Стриптиз обрушился на публику в кульминации. В том месте, где в "обычных «Травиатах» — испанский или цыганский танец. Первыми вышли девушки — буквально бульдозерами вперлись в театральную реальность, абсолютно в нее не вписавшись. Не надо было нервно заглядывать в программку, чтобы понять, кто они по профессии: ни одна актриса так не вывернет бедро, хоть пообещай ей «Золотую маску». Легко убедив зрителей в том, что они намерены раздеться «не по-детски», стриптизерши уверенно взяли внимание на себя. И что уж там пел хор, и какие там были мизансцены — кого это волнует? Тем более когда к девицам присовокупились молодые атлеты, красноречивыми жестами играющие бильярдными киями. А уж когда они скинули брюки… Под музыку Верди, натурально. И так это было органично — можно подумать, что Верди всю жизнь профессионально работал в жанре музыкального оформления стриптиза. Впрочем, что мы все о стриптизе да о стриптизе. Не это главное в опере, как ни странно. Главное — музыка и пение.

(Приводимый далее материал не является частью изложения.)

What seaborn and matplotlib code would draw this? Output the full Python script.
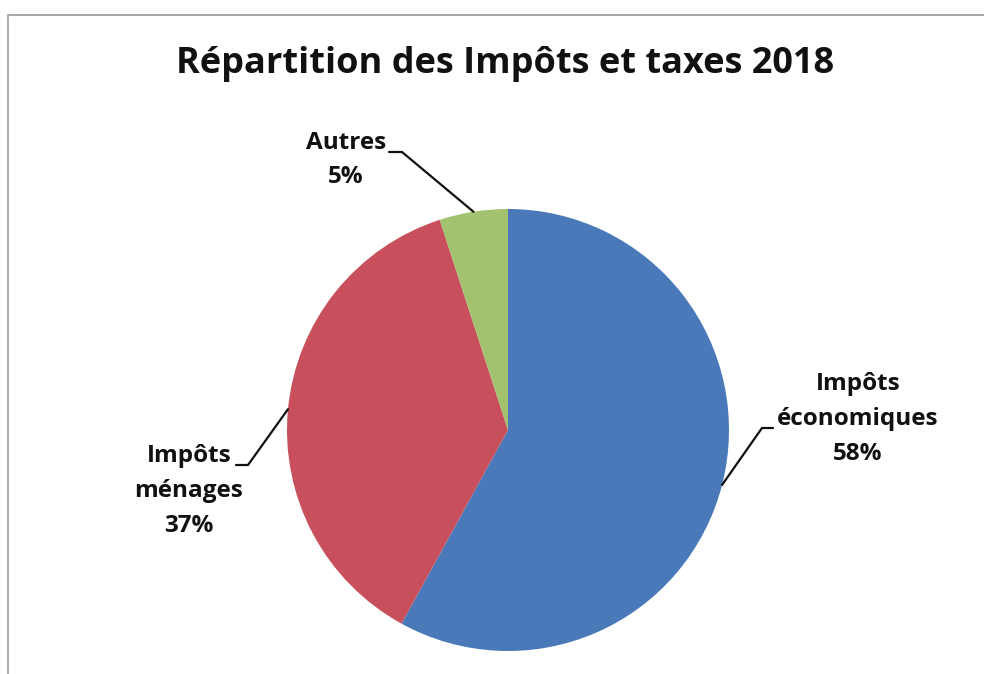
import numpy as np
import matplotlib
matplotlib.use("Agg")
import matplotlib.pyplot as plt
import seaborn as sns

# ---- data ----
categories = ["Impôts\néconomiques", "Impôts\nménages", "Autres"]
values = [58, 37, 5]
title = "Répartition des Impôts et taxes 2018"

# ---- style ----
colors = ["#4A79B9", "#C8505C", "#A3C270"]
W, H = 984, 674
sns.set_theme(style="white")
plt.rcParams['font.family'] = ['Open Sans', 'DejaVu Sans']

fig = plt.figure(figsize=(W / 100, H / 100), dpi=100)
ax = fig.add_axes([0, 0, 1, 1])

cx, cy, r = 508, H - 430, 221
wedges, _ = ax.pie(values, colors=colors, startangle=90, counterclock=False,
                   center=(cx, cy), radius=r, frame=True,
                   wedgeprops=dict(linewidth=0))
ax.set_xlim(0, W)
ax.set_ylim(0, H)
ax.set_aspect('equal')
ax.axis('off')

# frame of chart area
ax.plot([8, W], [H - 15, H - 15], color="#A8A8A8", lw=1.5)
ax.plot([8, 8], [H - 15, 0], color="#B0B0B0", lw=1.5)

ax.text(505, H - 64, title, ha='center', va='center',
        fontsize=26, fontweight='bold', color='#111111')

# label layout (pixel positions): text centre, elbow points (near pie -> near text)
label_pos = [(858, H - 419), (189, H - 491), (346, H - 160)]
elbows = [((762, H - 428), (773, H - 428)),
          ((248, H - 465), (236, H - 465)),
          ((402, H - 152), (389, H - 152))]

for w, cat, v, pos, (e1, e2) in zip(wedges, categories, values, label_pos, elbows):
    ax.text(pos[0], pos[1], f"{cat}\n{v}%", ha='center', va='center',
            fontsize=17.5, fontweight='bold', linespacing=1.6, color='#111111')
    ang = np.deg2rad((w.theta1 + w.theta2) / 2)
    px, py = cx + r * np.cos(ang), cy + r * np.sin(ang)
    ax.plot([px, e1[0], e2[0]], [py, e1[1], e2[1]], color='#111111', lw=1.6,
            solid_joinstyle='miter')

fig.savefig("out.png", dpi=100)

В оперной практике непреложно: есть Виолетта — есть «Травиата». И наоборот. В Театре Станиславского и Немировича-Данченко решили, что Виолетта — есть. А именно — Хибла Герзмава, звезда театра, обладательница сильного звучного сопрано и многих заслуженных регалий. Виолетта в прочтении Герзмавы резка, порывиста, несколько агрессивна в технически сложных эпизодах. Беззащитность, кротость, жертвенность в трактовке Герзмавы отсутствуют. Пожалуй, все это просто не свойственно жизнерадостной актерской индивидуальности певицы. Превращению ее в трогательную «даму с камелиями» ничто не способствует: ни кашель, ни тем более неудачные костюмы. Обидно, но плакать в финале не хочется. Необычен Альфред в исполнении Сергея Балашова, весьма, кстати, выразительного в вокальном отношении. Специфическая фактура артиста превращает его в эдакого Пьера Безухова. Жорж Жермон (Алексей Шишляев) — напротив, банально напыщен, чего уже и в "обычных «Травиатах» стараются избежать. Немыслимую эксцентрику выдает Дмитрий Степанович (доктор Гренвиль), изображая комического доктора из какой-то французской клоунады. В последнем акте он разглядывает зрачок Виолетты, после чего сообщает, что ей осталось жить несколько часов, а затем удирает, неуклюже прыгая через воображаемые лужи. Очень смешно, но явно не из той оперы.
Из той оперы — оркестр под управлением Феликса Коробова. Он существует в параллельном мире, почти не пересекаясь с изысками режиссуры и парадоксами сценографии. Поэтому иногда можно просто, не обращая внимания на видеоряд, послушать прекрасную музыку. Не так уж и мало по нынешним временам!